The Shutdown() function is called when an ACP plan uses the #shutdown directive, or when any script calls the Shutdown() method of the AcquireSupport library. This can be used to override or augment the default observatory shutdown logic. If this method returns True, the default logic is skipped, otherwise the default logic is executed after the logic in the custom action. This is not the same as the ACP Shutdown script, which runs when ACP itself is shut down.
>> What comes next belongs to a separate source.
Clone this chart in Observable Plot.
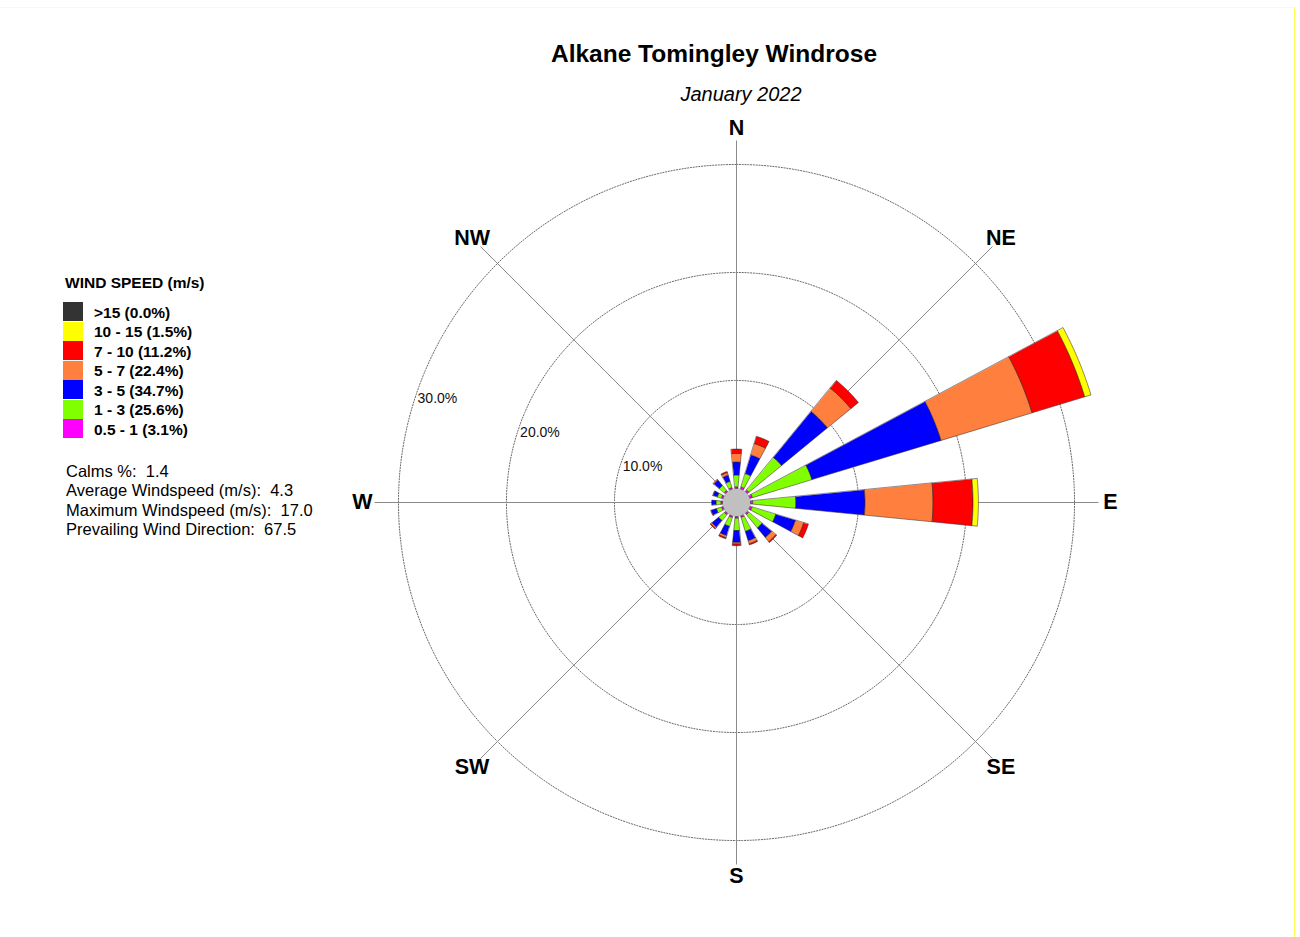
<!DOCTYPE html>
<html>
<head>
<meta charset="utf-8">
<script src="https://cdn.jsdelivr.net/npm/d3@7"></script>
<script src="https://cdn.jsdelivr.net/npm/@observablehq/plot@0.6"></script>
<style>
  html, body { margin: 0; padding: 0; background: #fff; }
  #page { position: relative; width: 1300px; height: 937px; overflow: hidden; background: #fff;
          font-family: "Liberation Sans", Arial, sans-serif; color: #000; }
  .t { position: absolute; white-space: pre; line-height: 1; }
  .sw { position: absolute; width: 20px; height: 19px; }
  #chart { position: absolute; left: 336px; top: 102px; }
  #frameTop { position: absolute; left: 0; top: 7px; width: 1295px; height: 1px; background: #fffcc8; }
  #frameRight { position: absolute; left: 1294px; top: 7px; width: 1px; height: 930px; background: #ffff55; }
</style>
</head>
<body>
<div id="page">
  <div id="frameTop"></div>
  <div id="frameRight"></div>
  <div id="chart"></div>
</div>
<script>
// ---------------- DATA ----------------
const titleText = "Alkane Tomingley Windrose";
const subtitleText = "January 2022";

const directions = ["N","NNE","NE","ENE","E","ESE","SE","SSE","S","SSW","SW","WSW","W","WNW","NW","NNW"];

const speedClasses = ["0.5 - 1", "1 - 3", "3 - 5", "5 - 7", "7 - 10", "10 - 15", ">15"];
const classColors  = ["#ff00ff", "#80ff00", "#0000ff", "#ff7f3f", "#ff0000", "#ffff00", "#333333"];
const classTotals  = [3.1, 25.6, 34.7, 22.4, 11.2, 1.5, 0.0];

// frequency (%) per direction, per speed class
//                 N    NNE  NE   ENE   E    ESE  SE   SSE  S    SSW  SW   WSW  W    WNW  NW   NNW
const spd0_5to1 = [0.15,0.2, 0.2, 0.25, 0.2, 0.2, 0.15,0.15,0.15,0.15,0.15,0.15,0.15,0.15,0.15,0.15];
const spd1to3   = [1.1, 1.3, 3.9, 5.75, 4.0, 2.3, 1.6, 1.35,1.15,0.85,0.7, 0.5, 0.45,0.4, 0.6, 0.6];
const spd3to5   = [1.2, 1.8, 5.5, 12.5, 6.4, 1.9, 1.15,0.9, 1.1, 0.9, 0.8, 0.5, 0.4, 0.4, 0.65,0.6];
const spd5to7   = [0.8, 1.1, 2.8, 8.8,  6.3, 0.8, 0.5, 0.3, 0.15,0.2, 0.15,0.05,0.0, 0.05,0.1, 0.25];
const spd7to10  = [0.4, 0.7, 0.9, 5.1,  3.7, 0.45,0.1, 0.1, 0.15,0.1, 0.05,0.0, 0.0, 0.0, 0.0, 0.1];
const spd10to15 = [0.0, 0.0, 0.0, 0.6,  0.5, 0.0, 0.0, 0.0, 0.0, 0.0, 0.0, 0.0, 0.0, 0.0, 0.0, 0.0];
const spdOver15 = [0.0, 0.0, 0.0, 0.0,  0.0, 0.0, 0.0, 0.0, 0.0, 0.0, 0.0, 0.0, 0.0, 0.0, 0.0, 0.0];

const ringValues = [10, 20, 30];
const compassLabels = ["N","NE","E","SE","S","SW","W","NW"];

const statLabels = ["Calms %:", "Average Windspeed (m/s):", "Maximum Windspeed (m/s):", "Prevailing Wind Direction:"];
const statValues = ["1.4", "4.3", "17.0", "67.5"];

const legendTitle = "WIND SPEED (m/s)";

// ---------------- BUILD ----------------
const series = [spd0_5to1, spd1to3, spd3to5, spd5to7, spd7to10, spd10to15, spdOver15];
const calmR = 1.3;            // radius of the calm circle, in % units
const rad = p => calmR + p;   // radial position of a cumulative frequency
const deg = Math.PI / 180;
const halfW = 5.625 * deg;    // half petal width
const pxPerUnit = 10.8;
const size = 800;
const R = size / 2 / pxPerUnit;

// petal segments as closed polygons
const segs = [];
directions.forEach((dir, i) => {
  const th = i * 22.5 * deg;
  let cum = 0;
  series.forEach((vals, k) => {
    const v = vals[i];
    if (!(v > 0)) return;
    const r0 = rad(cum), r1 = rad(cum + v);
    cum += v;
    const id = dir + "-" + k;
    const n = 12;
    for (let j = 0; j <= n; j++) {
      const a = th - halfW + 2 * halfW * j / n;
      segs.push({id, cls: speedClasses[k], x: r1 * Math.sin(a), y: r1 * Math.cos(a)});
    }
    for (let j = n; j >= 0; j--) {
      const a = th - halfW + 2 * halfW * j / n;
      segs.push({id, cls: speedClasses[k], x: r0 * Math.sin(a), y: r0 * Math.cos(a)});
    }
  });
});

// rings
const ringPts = [];
ringValues.forEach(p => {
  for (let j = 0; j < 360; j++) {
    const a = j * deg;
    ringPts.push({ring: p, x: rad(p) * Math.sin(a), y: rad(p) * Math.cos(a)});
  }
});
// calm circle
const calmPts = d3.range(0, 360, 3).map(j => ({x: calmR * Math.sin(j * deg), y: calmR * Math.cos(j * deg)}));

const axisLen = 362 / pxPerUnit;
const labelR = 374 / pxPerUnit;
const axes = compassLabels.map((name, i) => ({name, a: i * 45 * deg}));
const ringLabelBearing = 288.3 * deg;

const chart = Plot.plot({
  width: size, height: size, margin: 0,
  style: {background: "transparent", fontFamily: "'Liberation Sans', Arial, sans-serif", overflow: "visible"},
  x: {domain: [-R, R], axis: null},
  y: {domain: [-R, R], axis: null},
  color: {type: "ordinal", domain: speedClasses, range: classColors},
  marks: [
    Plot.line(ringPts, {x: "x", y: "y", z: "ring", curve: "linear-closed", stroke: "#6a6a6a",
      strokeWidth: 1, strokeDasharray: "1.2,1.6"}),
    Plot.link(axes, {x1: 0, y1: 0, x2: d => axisLen * Math.sin(d.a), y2: d => axisLen * Math.cos(d.a),
      stroke: "#8a8a8a", strokeWidth: 1}),
    Plot.line(calmPts, {x: "x", y: "y", curve: "linear-closed", fill: "#c0c0c0", stroke: "#b8b8b8", strokeWidth: 0.5}),
    Plot.line(segs, {x: "x", y: "y", z: "id", fill: "cls", curve: "linear-closed",
      stroke: "#2b2020", strokeWidth: 0.6, strokeOpacity: 0.85}),
    Plot.text(axes, {x: d => labelR * Math.sin(d.a), y: d => labelR * Math.cos(d.a), text: "name",
      fontSize: 21.5, fontWeight: "bold", fill: "#000"}),
    Plot.text(ringValues, {x: d => rad(d) * Math.sin(ringLabelBearing), y: d => rad(d) * Math.cos(ringLabelBearing),
      text: d => d.toFixed(1) + "%", textAnchor: "start", dx: 2, dy: 2, fontSize: 14, fill: "#111"})
  ]
});
document.getElementById("chart").appendChild(chart);

// ---------------- TEXT / LEGEND (HTML) ----------------
const page = document.getElementById("page");
function place(text, {x, baseline, size, weight = "normal", style = "normal", anchor = "start", color = "#000"}) {
  const el = document.createElement("div");
  el.className = "t";
  el.textContent = text;
  el.style.fontSize = size + "px";
  el.style.fontWeight = weight;
  el.style.fontStyle = style;
  el.style.color = color;
  el.style.top = (baseline - 0.8465 * size) + "px";
  if (anchor === "middle") { el.style.left = x + "px"; el.style.transform = "translateX(-50%)"; }
  else el.style.left = x + "px";
  page.appendChild(el);
  return el;
}
place(titleText, {x: 714, baseline: 63, size: 24.5, weight: "bold", anchor: "middle"});
place(subtitleText, {x: 741, baseline: 100.5, size: 20, style: "italic", anchor: "middle"});
place(legendTitle, {x: 65, baseline: 288, size: 15.5, weight: "bold"});

const order = d3.range(speedClasses.length).reverse();
order.forEach((k, row) => {
  const top = 302 + 19.5 * row;
  const sw = document.createElement("div");
  sw.className = "sw";
  sw.style.left = "62.5px";
  sw.style.top = top + "px";
  sw.style.background = classColors[k];
  page.appendChild(sw);
  place(`${speedClasses[k]} (${classTotals[k].toFixed(1)}%)`, {x: 94, baseline: top + 16, size: 15.5, weight: "bold"});
});

statLabels.forEach((lab, i) => {
  place(`${lab}  ${statValues[i]}`, {x: 66, baseline: 476.5 + 19.5 * i, size: 16.5});
});
</script>
</body>
</html>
Occasionally, upgrades to ACP will add new user actions. When this happens, you must merge your custom action code into the new template, as the new actions must exist as methods in your UserActions.wsc. The ACP installer always creates a file UserActionsTemplate.wsc which contains the current set of user actions. To migrate, you have two choices. Which one you use depends on your comfort level:
This uses the ImageComplete() function to open then apply some simple processing steps to the FITS image (which has already been saved to disk, right?) and then create a PNG image with the same name in the same folder. This is a great addition to ACP when it's being used by young people for whom you are trying to engage for art or science astronomy. They can download and immediately see a pleasing image of the object they just photographed with your observatory. I encourage you to work with JavaScript as it is the world's most widely used language now, so your skills will transfer. Here's how to add this via the UserActions hooks provided with ACP:
function ImageComplete(ImageFile)
{
var D = new ActiveXObject("MaxIm.Document");
var pfn = ImageFile.replace(/\.fts/, ".png");
D.OpenFile(ImageFile);
D.KernelFilter(5, 20);
D.DDP(0, true, true, 0, 0, 100);
D.RemoveGradient();
D.SaveFile(pfn, 7, true, 0, 0);
D.Close(); // Important!
D = null;
return true;
}
After doing this, every image acquired will result in not only a FITS image but also a nice looking PNG image of the same name in the same folder.